| What this task involves |
Copy exactly the lines from the one containing "Rebuild this chart" through the one containing "risk_50p = [55, 48, 37, 31, 14, 6]", both included, and leave out any pictures.

| Records supplied |
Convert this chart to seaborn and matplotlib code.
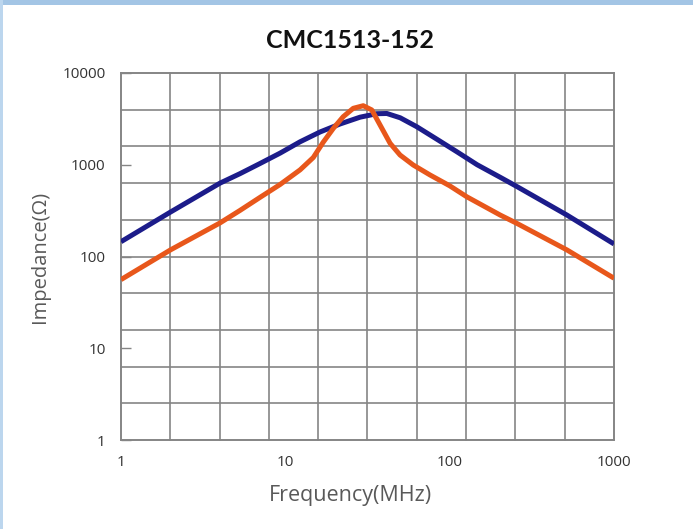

---

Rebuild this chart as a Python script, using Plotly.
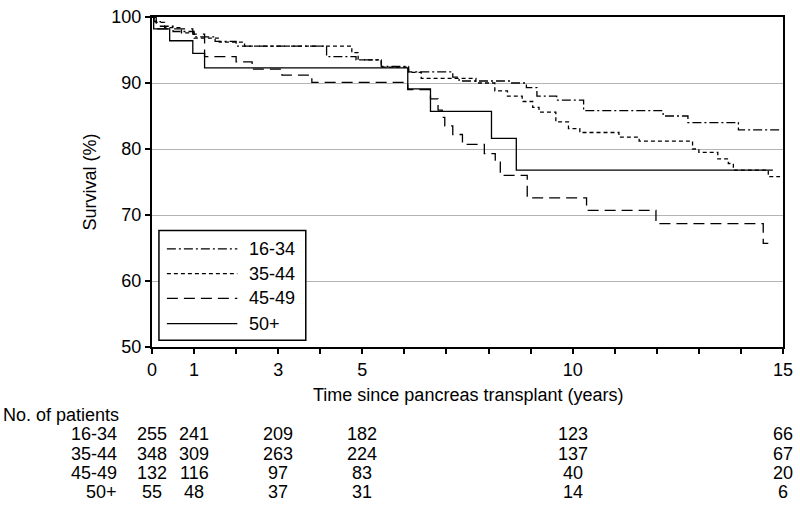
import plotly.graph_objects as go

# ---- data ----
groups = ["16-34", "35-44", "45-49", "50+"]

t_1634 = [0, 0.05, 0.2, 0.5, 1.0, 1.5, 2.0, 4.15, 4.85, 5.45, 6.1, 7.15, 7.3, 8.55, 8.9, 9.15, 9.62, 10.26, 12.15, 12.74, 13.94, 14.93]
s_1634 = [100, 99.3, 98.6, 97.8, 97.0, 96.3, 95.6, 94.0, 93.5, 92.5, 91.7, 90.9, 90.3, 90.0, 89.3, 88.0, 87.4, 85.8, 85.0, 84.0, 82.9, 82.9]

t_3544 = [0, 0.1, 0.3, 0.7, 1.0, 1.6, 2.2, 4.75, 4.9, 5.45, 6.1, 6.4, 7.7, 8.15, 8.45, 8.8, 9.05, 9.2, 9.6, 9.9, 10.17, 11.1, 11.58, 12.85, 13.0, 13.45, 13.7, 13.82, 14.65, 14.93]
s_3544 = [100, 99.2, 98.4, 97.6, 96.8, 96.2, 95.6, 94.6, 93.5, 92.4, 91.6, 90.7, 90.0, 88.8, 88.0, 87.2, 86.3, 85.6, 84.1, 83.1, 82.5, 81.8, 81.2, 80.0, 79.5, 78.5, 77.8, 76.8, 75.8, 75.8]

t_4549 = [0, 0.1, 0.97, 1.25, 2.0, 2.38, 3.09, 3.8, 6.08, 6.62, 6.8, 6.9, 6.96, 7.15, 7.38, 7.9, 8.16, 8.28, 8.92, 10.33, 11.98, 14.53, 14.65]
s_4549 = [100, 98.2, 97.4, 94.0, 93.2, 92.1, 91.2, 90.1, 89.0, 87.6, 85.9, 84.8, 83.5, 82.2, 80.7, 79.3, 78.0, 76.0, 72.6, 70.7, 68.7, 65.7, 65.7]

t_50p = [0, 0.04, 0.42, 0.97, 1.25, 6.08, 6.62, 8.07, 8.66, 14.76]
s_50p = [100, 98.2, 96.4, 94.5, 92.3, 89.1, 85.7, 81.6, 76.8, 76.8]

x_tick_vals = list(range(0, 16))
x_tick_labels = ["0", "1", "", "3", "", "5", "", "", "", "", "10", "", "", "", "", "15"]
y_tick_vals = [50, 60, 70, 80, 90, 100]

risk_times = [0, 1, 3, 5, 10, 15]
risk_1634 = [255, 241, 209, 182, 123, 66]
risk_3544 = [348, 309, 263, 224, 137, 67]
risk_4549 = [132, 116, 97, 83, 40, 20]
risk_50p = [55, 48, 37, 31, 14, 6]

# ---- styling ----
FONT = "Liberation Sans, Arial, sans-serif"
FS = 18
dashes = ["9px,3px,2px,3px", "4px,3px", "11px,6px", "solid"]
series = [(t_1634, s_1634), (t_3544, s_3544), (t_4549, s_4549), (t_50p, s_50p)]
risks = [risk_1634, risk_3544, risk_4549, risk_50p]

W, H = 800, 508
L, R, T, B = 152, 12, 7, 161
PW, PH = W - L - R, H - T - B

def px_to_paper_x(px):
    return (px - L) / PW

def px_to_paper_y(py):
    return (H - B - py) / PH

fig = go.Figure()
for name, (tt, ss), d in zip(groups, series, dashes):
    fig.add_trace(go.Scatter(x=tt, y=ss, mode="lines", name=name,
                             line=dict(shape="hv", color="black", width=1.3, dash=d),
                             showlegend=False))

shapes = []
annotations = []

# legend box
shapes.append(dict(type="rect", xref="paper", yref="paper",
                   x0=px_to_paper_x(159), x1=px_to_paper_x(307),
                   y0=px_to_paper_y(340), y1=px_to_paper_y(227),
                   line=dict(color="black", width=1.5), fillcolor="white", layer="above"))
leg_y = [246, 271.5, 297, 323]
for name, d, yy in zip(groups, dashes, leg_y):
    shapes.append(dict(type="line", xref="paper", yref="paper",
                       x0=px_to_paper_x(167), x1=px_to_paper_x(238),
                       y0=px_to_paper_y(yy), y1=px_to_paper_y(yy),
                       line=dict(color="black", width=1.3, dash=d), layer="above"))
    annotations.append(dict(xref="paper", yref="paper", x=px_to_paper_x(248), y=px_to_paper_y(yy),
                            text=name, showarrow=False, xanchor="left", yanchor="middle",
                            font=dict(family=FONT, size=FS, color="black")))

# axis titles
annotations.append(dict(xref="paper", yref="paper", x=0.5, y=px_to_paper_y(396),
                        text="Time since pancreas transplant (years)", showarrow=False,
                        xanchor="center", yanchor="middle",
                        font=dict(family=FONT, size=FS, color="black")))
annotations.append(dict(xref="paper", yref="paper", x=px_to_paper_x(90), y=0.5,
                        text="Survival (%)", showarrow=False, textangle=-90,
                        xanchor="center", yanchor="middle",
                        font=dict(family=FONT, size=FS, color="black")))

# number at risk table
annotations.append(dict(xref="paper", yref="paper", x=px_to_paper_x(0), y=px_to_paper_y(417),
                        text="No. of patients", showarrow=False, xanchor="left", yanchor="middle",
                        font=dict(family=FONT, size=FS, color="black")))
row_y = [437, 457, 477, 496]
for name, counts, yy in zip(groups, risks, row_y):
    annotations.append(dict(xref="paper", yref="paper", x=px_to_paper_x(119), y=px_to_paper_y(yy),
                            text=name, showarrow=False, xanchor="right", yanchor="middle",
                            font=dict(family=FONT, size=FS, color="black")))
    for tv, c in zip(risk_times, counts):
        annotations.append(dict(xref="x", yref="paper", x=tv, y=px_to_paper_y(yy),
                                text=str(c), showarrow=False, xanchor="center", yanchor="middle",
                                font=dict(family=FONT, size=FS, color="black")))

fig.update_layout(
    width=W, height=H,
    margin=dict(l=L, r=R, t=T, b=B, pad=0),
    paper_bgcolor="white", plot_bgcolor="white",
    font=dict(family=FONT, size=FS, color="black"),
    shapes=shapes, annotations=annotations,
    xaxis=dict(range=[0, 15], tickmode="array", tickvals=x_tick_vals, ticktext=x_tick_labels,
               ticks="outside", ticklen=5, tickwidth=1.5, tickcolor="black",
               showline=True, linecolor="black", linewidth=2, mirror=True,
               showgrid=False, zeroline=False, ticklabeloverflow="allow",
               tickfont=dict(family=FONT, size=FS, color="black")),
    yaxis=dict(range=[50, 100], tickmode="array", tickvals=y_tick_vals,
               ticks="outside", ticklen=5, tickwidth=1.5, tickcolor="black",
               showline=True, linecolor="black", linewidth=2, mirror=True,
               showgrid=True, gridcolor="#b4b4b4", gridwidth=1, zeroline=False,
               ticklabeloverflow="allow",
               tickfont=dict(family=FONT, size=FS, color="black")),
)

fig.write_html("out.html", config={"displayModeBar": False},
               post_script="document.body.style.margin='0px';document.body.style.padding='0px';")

* * *

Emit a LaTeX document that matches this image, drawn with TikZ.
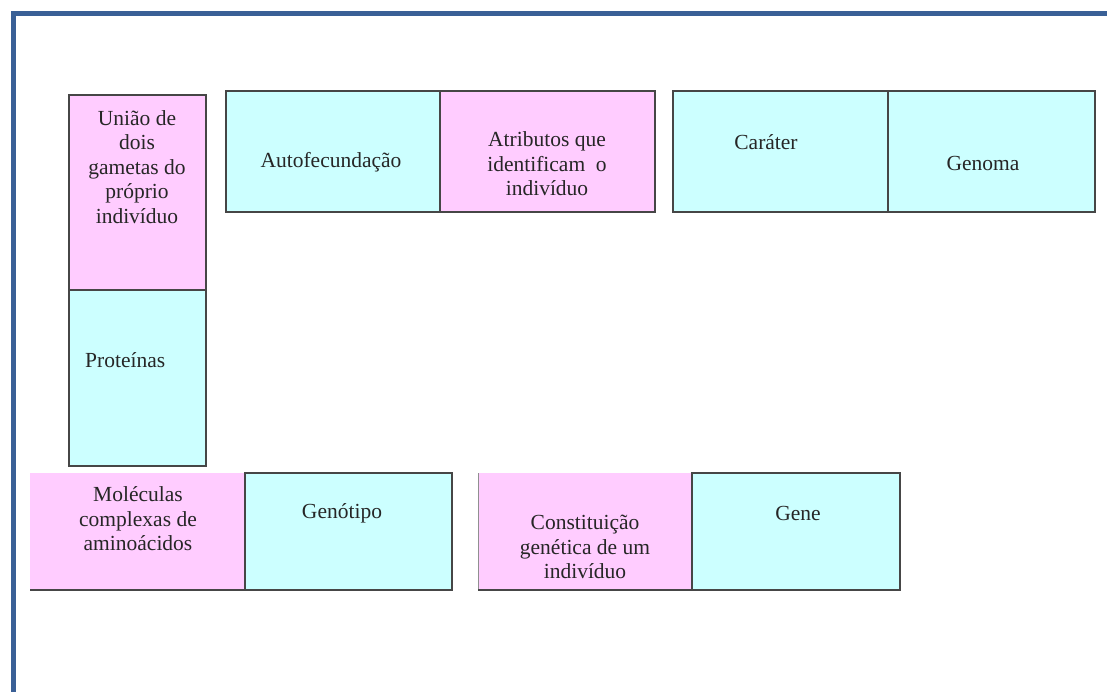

| Result of the exercise |
Rebuild this chart as a Python script, using Plotly.
import plotly.graph_objects as go

# ---- data ----
groups = ["16-34", "35-44", "45-49", "50+"]

t_1634 = [0, 0.05, 0.2, 0.5, 1.0, 1.5, 2.0, 4.15, 4.85, 5.45, 6.1, 7.15, 7.3, 8.55, 8.9, 9.15, 9.62, 10.26, 12.15, 12.74, 13.94, 14.93]
s_1634 = [100, 99.3, 98.6, 97.8, 97.0, 96.3, 95.6, 94.0, 93.5, 92.5, 91.7, 90.9, 90.3, 90.0, 89.3, 88.0, 87.4, 85.8, 85.0, 84.0, 82.9, 82.9]

t_3544 = [0, 0.1, 0.3, 0.7, 1.0, 1.6, 2.2, 4.75, 4.9, 5.45, 6.1, 6.4, 7.7, 8.15, 8.45, 8.8, 9.05, 9.2, 9.6, 9.9, 10.17, 11.1, 11.58, 12.85, 13.0, 13.45, 13.7, 13.82, 14.65, 14.93]
s_3544 = [100, 99.2, 98.4, 97.6, 96.8, 96.2, 95.6, 94.6, 93.5, 92.4, 91.6, 90.7, 90.0, 88.8, 88.0, 87.2, 86.3, 85.6, 84.1, 83.1, 82.5, 81.8, 81.2, 80.0, 79.5, 78.5, 77.8, 76.8, 75.8, 75.8]

t_4549 = [0, 0.1, 0.97, 1.25, 2.0, 2.38, 3.09, 3.8, 6.08, 6.62, 6.8, 6.9, 6.96, 7.15, 7.38, 7.9, 8.16, 8.28, 8.92, 10.33, 11.98, 14.53, 14.65]
s_4549 = [100, 98.2, 97.4, 94.0, 93.2, 92.1, 91.2, 90.1, 89.0, 87.6, 85.9, 84.8, 83.5, 82.2, 80.7, 79.3, 78.0, 76.0, 72.6, 70.7, 68.7, 65.7, 65.7]

t_50p = [0, 0.04, 0.42, 0.97, 1.25, 6.08, 6.62, 8.07, 8.66, 14.76]
s_50p = [100, 98.2, 96.4, 94.5, 92.3, 89.1, 85.7, 81.6, 76.8, 76.8]

x_tick_vals = list(range(0, 16))
x_tick_labels = ["0", "1", "", "3", "", "5", "", "", "", "", "10", "", "", "", "", "15"]
y_tick_vals = [50, 60, 70, 80, 90, 100]

risk_times = [0, 1, 3, 5, 10, 15]
risk_1634 = [255, 241, 209, 182, 123, 66]
risk_3544 = [348, 309, 263, 224, 137, 67]
risk_4549 = [132, 116, 97, 83, 40, 20]
risk_50p = [55, 48, 37, 31, 14, 6]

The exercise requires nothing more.